Had I not known Gilbert frequents the folk circuit, listening to Unfamiliar Moon I would have thought he was a vocalist or torch singer in the style of Tony Bennett or kd lang. This collection is mostly a melancholy and mellow collection. There are no rockers like Takin' It All To Tennessee or anthemic singalongs like When Jimmy Falls in Love. The songs mostly deal with heavy topics: maritial infidelity, relationships ending, and war.
The ones that deal with cheating are standout tracks on the album. Lie To Me is presented, interestingly, as a gospel song.
The jazz stylings of "Unforgivable" recalls Nat King Cole, and demonstrates Gilbert's ability to jump across musical genres. Leaving Avon, with the catchy chorus, is more stylistically reminiscent of his previous albums. That Front Porch Song is a blues song of a mother whose husband has died in war. (Listen for the dog barking during the intro.)

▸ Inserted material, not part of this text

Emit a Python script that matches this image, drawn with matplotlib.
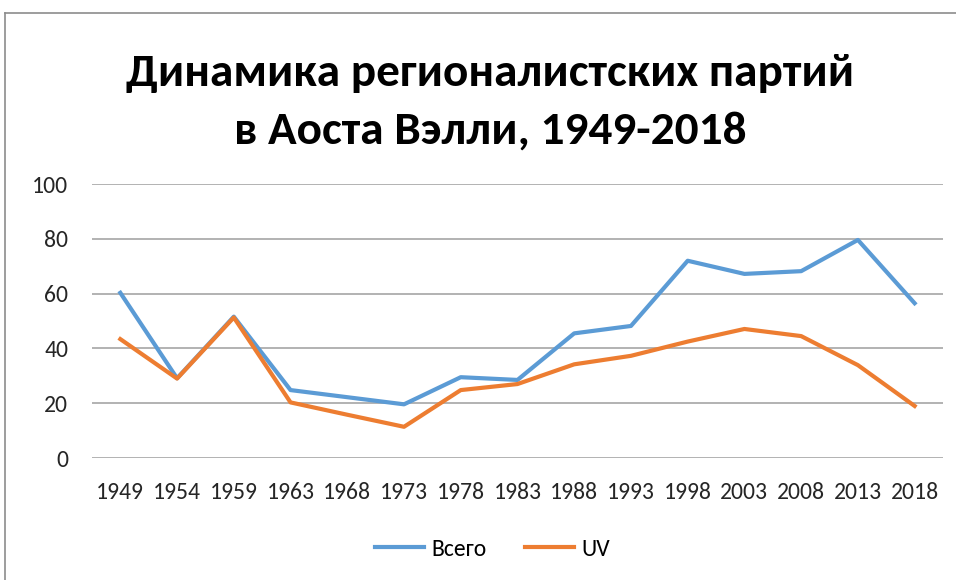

The title track is Gilbert's most-requested song and it's easy to see why. The song has a compelling melody; appropriate, but not overwhelming, backing instrumentation; expert imagery and passionate delivery. Gilbert sings "Now that there's no you, everything is new, like this unfamiliar moon."
Amid all this heartbreak, Gilbert throws in Your Brighter Day to cheer things up.
The album ends with two songs for peace: I've Got a Plane and Alone Down Here. I've Got A Plane ends with what sounds like an outtake of Gilbert jazz-scat singing. Duke Levine throws in some pretty mean lap steel guitar to give the song a country flavor.
Unlike his first earliest albums, Gilbert seems natural in the studio on Unfamiliar Moon. The instrumentation is complex, but not distracting from the song. Gilbert's vocals are still prime in the mix. This is a mature collection of songs that will not grow old with repeated listenings. This is easily Gilbert's best album.